Ding ding ding 🛎️ this is the right answer. It’s all about creating artificial urgency in the consumer’s mind. The oldest marketing trick out there, this is just one of its manifestations
It’s a self fulfilling prophecy. The “deals” truly are now
The “in the black” vs. “in the red” thing is mythology from the 1980s: https://www.dictionary.com/e/black-friday/
I didn’t know that reason for Black Friday. Very interesting!
it’s not. it’s a backronym. google it if you care
big brain
I've heard the whole "finally going profitable that day" thing is a myth. Rather, the revenue for the first nearly 11 months of the year covers the cost of doing business over the entire year. A good business should be profitable over the course of the entire year.
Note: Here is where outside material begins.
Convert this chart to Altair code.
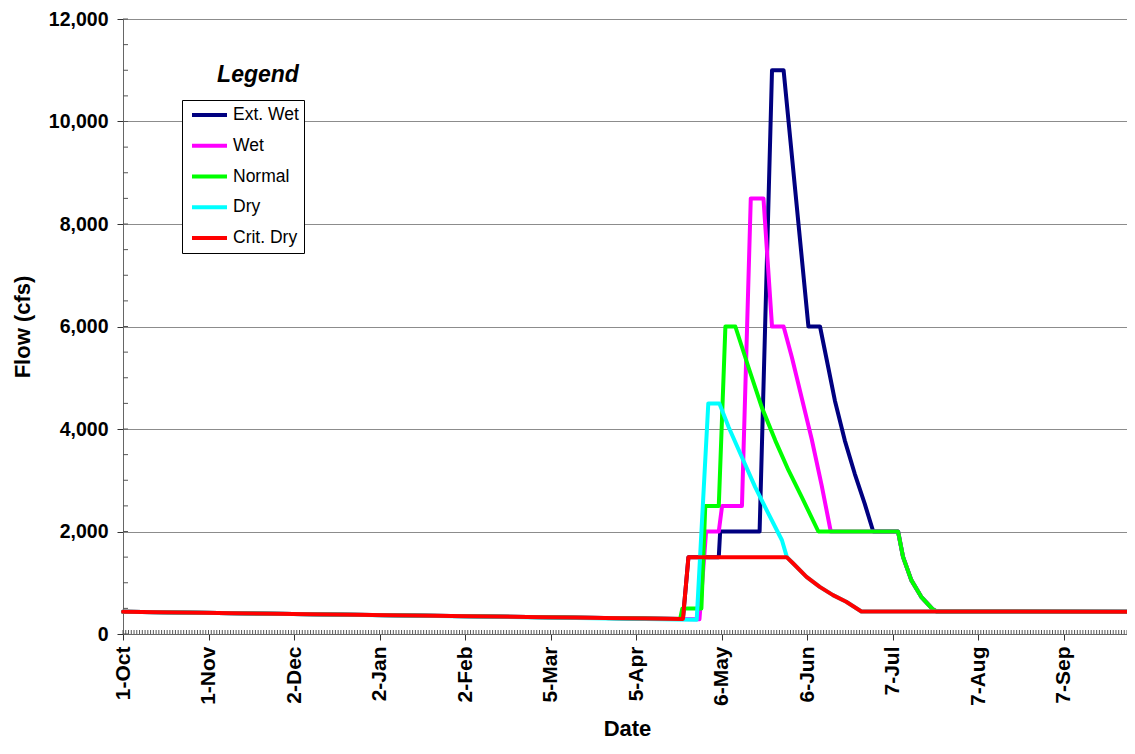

Question, assuming that is true, why drop prices? Do the stores get the products at a discount for the holidays? I think mostly not. So if by dropping your retail prices gets people in the door and buying like crazy, then does it stand to reason that you’re charging too much to begin with? ¯\_(ツ)_/¯
People like to feel that they are at the better end of the bargain. Even if the stores keep the prices as low as possible ,people would still prefer a sale or a discount or door busters or what ever makes them feel that they had a great bargain.
What we need are those Black Friday door buster fights back.
Door buster sales on mace and doors!